The album met great success in France and Belgium (Wallonia) where it topped the charts. In France, it went straight to number-one on 4 October 2008, then dropped quickly, but managed to climb to number-one again in its seventh week, and totaled 18 weeks in the top ten. In Belgium, the album debuted at #3, then topped the chart for two weeks. It stayed for 22 weeks in the top ten.

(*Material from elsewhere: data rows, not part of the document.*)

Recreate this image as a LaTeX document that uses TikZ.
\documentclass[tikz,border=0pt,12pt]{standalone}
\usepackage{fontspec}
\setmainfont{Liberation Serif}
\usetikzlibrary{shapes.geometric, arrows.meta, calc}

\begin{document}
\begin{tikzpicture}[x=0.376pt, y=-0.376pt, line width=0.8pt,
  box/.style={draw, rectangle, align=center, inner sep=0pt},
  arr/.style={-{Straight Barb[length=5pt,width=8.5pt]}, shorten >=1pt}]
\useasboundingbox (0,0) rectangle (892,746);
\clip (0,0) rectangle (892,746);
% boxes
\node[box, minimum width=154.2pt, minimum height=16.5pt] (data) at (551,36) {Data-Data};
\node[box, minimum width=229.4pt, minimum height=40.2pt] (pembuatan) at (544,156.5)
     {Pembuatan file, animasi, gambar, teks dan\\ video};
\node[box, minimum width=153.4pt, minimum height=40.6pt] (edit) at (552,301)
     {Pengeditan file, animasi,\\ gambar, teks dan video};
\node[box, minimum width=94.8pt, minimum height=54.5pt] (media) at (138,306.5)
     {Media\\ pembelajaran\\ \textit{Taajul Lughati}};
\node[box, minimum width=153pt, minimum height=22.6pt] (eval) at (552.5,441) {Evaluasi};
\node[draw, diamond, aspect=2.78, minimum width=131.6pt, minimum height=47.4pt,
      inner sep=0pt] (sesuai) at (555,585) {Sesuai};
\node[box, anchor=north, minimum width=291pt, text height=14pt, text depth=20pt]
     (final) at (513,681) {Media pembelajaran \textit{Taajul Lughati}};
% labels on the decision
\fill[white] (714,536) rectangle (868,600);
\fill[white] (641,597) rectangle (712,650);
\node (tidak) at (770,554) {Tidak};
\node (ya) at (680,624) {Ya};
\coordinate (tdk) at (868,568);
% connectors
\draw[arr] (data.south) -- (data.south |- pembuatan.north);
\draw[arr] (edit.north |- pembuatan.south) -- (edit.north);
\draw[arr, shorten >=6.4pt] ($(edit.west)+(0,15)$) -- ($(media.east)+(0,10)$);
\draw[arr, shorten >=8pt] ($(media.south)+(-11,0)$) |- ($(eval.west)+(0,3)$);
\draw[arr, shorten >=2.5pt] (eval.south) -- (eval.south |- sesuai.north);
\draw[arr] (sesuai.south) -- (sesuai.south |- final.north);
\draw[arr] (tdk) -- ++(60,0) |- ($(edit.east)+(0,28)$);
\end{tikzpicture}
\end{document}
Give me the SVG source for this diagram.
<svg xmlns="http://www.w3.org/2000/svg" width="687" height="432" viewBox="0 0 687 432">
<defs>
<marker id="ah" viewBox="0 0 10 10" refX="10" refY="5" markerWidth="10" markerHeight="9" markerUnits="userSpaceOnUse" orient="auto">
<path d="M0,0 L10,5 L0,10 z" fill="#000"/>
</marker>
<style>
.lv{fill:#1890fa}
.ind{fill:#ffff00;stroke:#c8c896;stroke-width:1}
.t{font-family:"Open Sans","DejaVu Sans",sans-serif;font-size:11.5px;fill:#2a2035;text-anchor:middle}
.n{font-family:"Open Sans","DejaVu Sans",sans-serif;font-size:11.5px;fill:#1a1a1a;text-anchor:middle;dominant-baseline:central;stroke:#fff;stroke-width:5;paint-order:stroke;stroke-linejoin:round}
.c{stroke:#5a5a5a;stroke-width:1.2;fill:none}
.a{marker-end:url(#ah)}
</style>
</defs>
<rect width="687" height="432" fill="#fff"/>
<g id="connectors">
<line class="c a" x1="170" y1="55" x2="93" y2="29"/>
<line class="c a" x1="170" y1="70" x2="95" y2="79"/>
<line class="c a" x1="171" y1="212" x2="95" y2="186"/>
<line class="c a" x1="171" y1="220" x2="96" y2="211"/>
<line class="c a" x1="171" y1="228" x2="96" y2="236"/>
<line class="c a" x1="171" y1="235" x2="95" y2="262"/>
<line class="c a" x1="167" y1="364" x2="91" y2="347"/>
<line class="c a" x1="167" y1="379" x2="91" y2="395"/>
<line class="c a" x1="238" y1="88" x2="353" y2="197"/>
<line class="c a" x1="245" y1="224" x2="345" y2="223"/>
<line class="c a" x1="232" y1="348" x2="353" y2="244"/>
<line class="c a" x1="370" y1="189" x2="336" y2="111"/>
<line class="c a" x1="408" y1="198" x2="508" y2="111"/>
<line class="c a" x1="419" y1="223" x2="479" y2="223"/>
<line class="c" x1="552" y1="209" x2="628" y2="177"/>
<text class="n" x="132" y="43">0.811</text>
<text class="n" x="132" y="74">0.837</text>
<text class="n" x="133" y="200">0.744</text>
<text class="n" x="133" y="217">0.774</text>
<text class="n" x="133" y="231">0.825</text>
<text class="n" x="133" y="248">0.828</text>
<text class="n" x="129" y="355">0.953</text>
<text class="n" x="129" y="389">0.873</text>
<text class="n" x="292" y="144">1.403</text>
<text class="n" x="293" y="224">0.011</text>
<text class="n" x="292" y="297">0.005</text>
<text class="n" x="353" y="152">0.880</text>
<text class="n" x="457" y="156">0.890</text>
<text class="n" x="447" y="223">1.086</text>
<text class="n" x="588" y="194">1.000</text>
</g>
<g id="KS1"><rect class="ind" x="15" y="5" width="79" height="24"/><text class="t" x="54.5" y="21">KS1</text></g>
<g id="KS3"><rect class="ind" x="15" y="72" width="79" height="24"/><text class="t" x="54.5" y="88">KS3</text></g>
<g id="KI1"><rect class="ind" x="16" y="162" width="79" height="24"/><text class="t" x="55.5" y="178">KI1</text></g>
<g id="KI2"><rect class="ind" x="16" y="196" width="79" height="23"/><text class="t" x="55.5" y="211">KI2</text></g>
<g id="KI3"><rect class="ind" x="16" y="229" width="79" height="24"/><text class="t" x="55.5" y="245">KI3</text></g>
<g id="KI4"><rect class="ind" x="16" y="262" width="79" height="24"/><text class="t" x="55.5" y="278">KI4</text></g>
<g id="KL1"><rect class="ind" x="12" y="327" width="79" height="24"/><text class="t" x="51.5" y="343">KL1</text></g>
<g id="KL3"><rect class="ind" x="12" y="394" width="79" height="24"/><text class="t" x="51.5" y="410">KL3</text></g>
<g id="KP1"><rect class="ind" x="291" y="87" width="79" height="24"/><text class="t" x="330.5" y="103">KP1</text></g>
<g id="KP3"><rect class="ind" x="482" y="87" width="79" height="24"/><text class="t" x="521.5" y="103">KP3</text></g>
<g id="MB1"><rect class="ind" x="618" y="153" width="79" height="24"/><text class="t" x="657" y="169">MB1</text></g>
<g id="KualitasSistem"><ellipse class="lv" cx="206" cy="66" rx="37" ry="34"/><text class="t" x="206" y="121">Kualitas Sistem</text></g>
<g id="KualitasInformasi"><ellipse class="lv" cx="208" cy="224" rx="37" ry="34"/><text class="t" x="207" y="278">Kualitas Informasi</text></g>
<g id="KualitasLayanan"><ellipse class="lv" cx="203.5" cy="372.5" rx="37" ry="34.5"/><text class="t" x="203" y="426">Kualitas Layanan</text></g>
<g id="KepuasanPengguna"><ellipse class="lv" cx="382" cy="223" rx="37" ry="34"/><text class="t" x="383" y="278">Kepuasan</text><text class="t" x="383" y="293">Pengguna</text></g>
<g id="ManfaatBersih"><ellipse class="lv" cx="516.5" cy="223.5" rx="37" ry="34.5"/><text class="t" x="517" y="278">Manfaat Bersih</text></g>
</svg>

The DVD was number-one for seven non consecutive weeks in France and Belgium.

Professional ratings
Review scores
| Source | Rating |
| AllMusic |  |

== Track listings ==

- CD 1
1. "Mon paradis" (live) (Domisseck, Maé) – 7:44
2. "Ma vie est une larme" (live) (Dondrimont, Maé) – 3:54
3. "Va voir ailleurs" (live) (Dondrimont, Maé) – 5:39
4. "On s'attache" (live) (Dondrimont, Florence, Maé) – 5:46
5. "Ça fait mal" (live) (Dondrimont, Maé) – 5:09
6. "Belle demoiselle" (live) (Domisseck) – 4:51
7. "Maman" (live) (Maé, Oricelli) – 5:40
8. "Mon p'tit gars" (live) – 4:03
- CD 2
9. "Moi j'ai pas le sou" (live) – 4:08
10. "Sa danse donne" (live) – 3:51
11. "Mon père spirituel" (live) (Maé) – 6:28
12. "Tribute to Bob Marley" (live) – 3:05
13. "Parce qu'on sait jamais" (live) (Florence, Jacquot) – 3:45
14. "C'est ma terre" (live) (Florence, Maé, Oricelli) – 8:46
15. "C'est ma terre" (music video)
16. "Mon père spirituel" (from the DVD live)

- DVD - collector version
17. "Mon paradis" (live) – 7:44
18. "Ma vie est une larme" (live) – 3:54
19. "Va voir ailleurs" (live) – 5:39
20. "On s'attache" (live) – 5:46
21. "Ça fait mal" (live) – 5:09
22. "Belle demoiselle" (live) – 4:51
23. "Maman" (live) – 5:40
24. "Mon p'tit gars" (live) – 4:59
25. "Moi j'ai pas le sou" (live - duet with William Baldé) – 4:02
26. "Sa danse donne" (live) – 3:51
27. "Mon père spirituel" (live) – 6:28
28. "Tribute to Bob Marley" (live) – 3:05
29. "Parce qu'on sait jamais" (live) – 3:45
30. "C'est ma terre" (live) – 8:47

Source: Allmusic

== Charts ==

=== Weekly charts ===

| Chart (2008/09) | Peak position |
|---|---|
| Belgian (Wallonia) Albums Chart | 1 |
| French Albums Chart | 1 |
| Belgian (Wallonia) DVD Chart | 1 |
| French DVD Chart | 1 |
| Swiss Albums Chart | 13 |

=== Year-end charts ===

| End of year chart (2008) | Position |
|---|---|
| Belgian (Wallonia) Albums Chart | 19 |
| French Albums Chart | 10 |
| End of year chart (2009) | Position |
| Belgian (Wallonia) Albums Chart | 15 |

== Release history ==

| Date | Label | Country | Format | Catalog |
| September 26, 2008 | Warner Music | Belgium, France, Switzerland | CD | 0825646941643 |
| October 31, 2008 | CD + DVD | 0825646932498 |
| January 23, 2009 | DVD - Limited edition | 0825646914845 |

== Certifications ==

Certifications for Comme à la maison
| Region | Certification | Certified units/sales |
| Belgium (BEA) | Platinum | 30,000^{*} |
| France (SNEP) | 2× Platinum | 400,000^{*} |
| France (SNEP) DVD | 3× Platinum | 60,000^{*} |
| Switzerland (IFPI Switzerland) | Gold | 15,000^{^} |
^{*} Sales figures based on certification alone. ^{^} Shipments figures based on certification alone.